→ Written task
Could you print every line from the first one of the records below through the line containing "import plotly.graph_objects as go", with both included and nothing else?

━━━━━━━━━━━━━━━━━━━━

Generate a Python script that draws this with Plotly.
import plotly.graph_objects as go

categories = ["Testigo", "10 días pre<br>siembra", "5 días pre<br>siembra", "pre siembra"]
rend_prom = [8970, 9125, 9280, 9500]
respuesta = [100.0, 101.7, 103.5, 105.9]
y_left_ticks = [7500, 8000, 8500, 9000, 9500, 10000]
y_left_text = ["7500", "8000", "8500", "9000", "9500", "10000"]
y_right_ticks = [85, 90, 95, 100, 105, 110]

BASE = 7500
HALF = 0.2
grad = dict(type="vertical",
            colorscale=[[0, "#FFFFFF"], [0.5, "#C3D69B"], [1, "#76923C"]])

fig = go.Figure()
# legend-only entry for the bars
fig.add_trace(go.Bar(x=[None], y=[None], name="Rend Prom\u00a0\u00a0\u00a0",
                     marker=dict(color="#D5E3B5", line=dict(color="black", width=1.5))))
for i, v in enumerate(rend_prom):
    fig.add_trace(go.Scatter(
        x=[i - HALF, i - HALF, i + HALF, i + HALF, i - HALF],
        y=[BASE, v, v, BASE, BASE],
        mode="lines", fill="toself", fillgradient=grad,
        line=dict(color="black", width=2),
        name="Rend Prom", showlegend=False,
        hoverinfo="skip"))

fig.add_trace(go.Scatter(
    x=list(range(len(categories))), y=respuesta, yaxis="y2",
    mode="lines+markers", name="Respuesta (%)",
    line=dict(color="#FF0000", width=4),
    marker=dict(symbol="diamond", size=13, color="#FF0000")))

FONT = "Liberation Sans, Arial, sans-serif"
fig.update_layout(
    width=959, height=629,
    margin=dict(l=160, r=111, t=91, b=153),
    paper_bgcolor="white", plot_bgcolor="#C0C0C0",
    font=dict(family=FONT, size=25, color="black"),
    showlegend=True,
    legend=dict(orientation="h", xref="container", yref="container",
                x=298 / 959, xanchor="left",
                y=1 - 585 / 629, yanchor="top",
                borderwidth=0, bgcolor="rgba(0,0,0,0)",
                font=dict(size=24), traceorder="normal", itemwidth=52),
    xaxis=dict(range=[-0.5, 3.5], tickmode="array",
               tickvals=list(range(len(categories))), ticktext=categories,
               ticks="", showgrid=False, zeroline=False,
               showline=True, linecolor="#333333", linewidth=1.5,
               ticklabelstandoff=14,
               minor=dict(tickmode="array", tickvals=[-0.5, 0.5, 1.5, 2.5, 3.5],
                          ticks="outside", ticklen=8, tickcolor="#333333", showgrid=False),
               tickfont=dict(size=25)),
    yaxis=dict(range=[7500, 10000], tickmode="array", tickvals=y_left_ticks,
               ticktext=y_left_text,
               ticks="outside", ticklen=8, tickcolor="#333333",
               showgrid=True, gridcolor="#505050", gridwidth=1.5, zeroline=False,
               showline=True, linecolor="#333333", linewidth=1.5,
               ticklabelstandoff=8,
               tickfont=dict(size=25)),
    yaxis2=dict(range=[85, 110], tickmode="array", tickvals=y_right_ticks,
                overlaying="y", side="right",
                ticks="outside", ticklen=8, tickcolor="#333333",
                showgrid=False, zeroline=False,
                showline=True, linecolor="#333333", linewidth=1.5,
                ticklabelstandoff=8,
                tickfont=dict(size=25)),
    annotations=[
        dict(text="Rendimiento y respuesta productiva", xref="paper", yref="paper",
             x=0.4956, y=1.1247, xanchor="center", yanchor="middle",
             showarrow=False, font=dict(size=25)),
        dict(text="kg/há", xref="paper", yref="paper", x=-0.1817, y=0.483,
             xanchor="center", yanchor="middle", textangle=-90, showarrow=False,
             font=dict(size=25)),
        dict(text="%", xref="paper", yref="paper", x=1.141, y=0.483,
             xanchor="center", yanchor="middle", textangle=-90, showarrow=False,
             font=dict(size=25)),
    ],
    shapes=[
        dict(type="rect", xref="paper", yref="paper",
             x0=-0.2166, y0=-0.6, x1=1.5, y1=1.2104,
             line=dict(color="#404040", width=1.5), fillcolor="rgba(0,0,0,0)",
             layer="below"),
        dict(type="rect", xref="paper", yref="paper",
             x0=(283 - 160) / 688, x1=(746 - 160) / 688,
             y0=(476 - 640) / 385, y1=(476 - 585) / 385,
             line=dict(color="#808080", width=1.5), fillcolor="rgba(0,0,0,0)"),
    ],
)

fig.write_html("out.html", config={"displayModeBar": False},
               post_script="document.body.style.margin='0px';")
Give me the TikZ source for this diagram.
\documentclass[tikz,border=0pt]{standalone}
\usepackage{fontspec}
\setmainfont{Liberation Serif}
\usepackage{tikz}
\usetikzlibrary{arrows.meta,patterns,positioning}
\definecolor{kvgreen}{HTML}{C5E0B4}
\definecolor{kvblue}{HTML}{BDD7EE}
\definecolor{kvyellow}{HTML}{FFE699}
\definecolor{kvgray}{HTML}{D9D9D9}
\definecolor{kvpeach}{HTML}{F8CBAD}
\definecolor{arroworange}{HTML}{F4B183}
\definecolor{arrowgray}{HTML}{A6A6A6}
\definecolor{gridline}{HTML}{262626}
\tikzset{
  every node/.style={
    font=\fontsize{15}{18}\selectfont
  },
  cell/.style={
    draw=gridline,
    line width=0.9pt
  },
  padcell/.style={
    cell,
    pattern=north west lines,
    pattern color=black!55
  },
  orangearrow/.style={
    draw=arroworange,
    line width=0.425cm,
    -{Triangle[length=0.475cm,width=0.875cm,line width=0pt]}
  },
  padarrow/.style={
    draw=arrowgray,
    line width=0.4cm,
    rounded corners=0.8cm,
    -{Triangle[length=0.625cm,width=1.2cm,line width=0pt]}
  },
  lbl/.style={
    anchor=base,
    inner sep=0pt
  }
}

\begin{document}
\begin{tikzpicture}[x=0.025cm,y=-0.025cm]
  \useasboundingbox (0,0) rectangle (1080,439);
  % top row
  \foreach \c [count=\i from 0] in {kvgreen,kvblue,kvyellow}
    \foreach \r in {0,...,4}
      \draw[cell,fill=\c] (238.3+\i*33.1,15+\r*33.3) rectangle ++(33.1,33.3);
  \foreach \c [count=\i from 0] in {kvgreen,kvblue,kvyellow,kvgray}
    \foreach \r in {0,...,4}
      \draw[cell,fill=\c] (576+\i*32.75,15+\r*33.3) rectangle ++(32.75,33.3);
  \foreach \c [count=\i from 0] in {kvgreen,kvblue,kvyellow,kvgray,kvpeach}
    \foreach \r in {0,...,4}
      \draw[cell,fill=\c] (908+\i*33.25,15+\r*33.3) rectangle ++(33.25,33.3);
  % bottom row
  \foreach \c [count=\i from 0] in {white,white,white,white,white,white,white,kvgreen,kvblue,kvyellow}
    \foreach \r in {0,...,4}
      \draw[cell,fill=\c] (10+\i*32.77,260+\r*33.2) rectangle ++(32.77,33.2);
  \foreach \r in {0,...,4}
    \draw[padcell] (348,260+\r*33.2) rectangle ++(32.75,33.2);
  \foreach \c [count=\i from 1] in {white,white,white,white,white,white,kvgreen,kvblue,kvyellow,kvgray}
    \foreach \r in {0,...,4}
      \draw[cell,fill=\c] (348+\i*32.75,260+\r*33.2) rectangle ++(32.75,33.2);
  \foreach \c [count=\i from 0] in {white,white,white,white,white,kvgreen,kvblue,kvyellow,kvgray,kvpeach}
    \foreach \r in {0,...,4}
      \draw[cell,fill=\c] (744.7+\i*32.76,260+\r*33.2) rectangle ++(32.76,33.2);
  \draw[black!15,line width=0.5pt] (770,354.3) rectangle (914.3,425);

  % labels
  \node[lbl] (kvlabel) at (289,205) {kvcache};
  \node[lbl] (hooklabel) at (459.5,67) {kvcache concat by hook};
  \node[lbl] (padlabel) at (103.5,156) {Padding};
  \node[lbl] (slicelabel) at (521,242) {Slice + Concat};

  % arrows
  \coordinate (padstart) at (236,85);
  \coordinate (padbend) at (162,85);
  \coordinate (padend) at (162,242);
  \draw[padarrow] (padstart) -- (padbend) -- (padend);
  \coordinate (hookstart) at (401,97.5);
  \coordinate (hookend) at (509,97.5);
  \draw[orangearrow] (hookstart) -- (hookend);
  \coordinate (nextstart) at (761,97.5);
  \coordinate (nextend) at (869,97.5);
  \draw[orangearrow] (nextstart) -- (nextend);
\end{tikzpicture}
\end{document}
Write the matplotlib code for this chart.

━━━━━━━━━━━━━━━━━━━━

→ Solved problem
Generate a Python script that draws this with Plotly.
import plotly.graph_objects as go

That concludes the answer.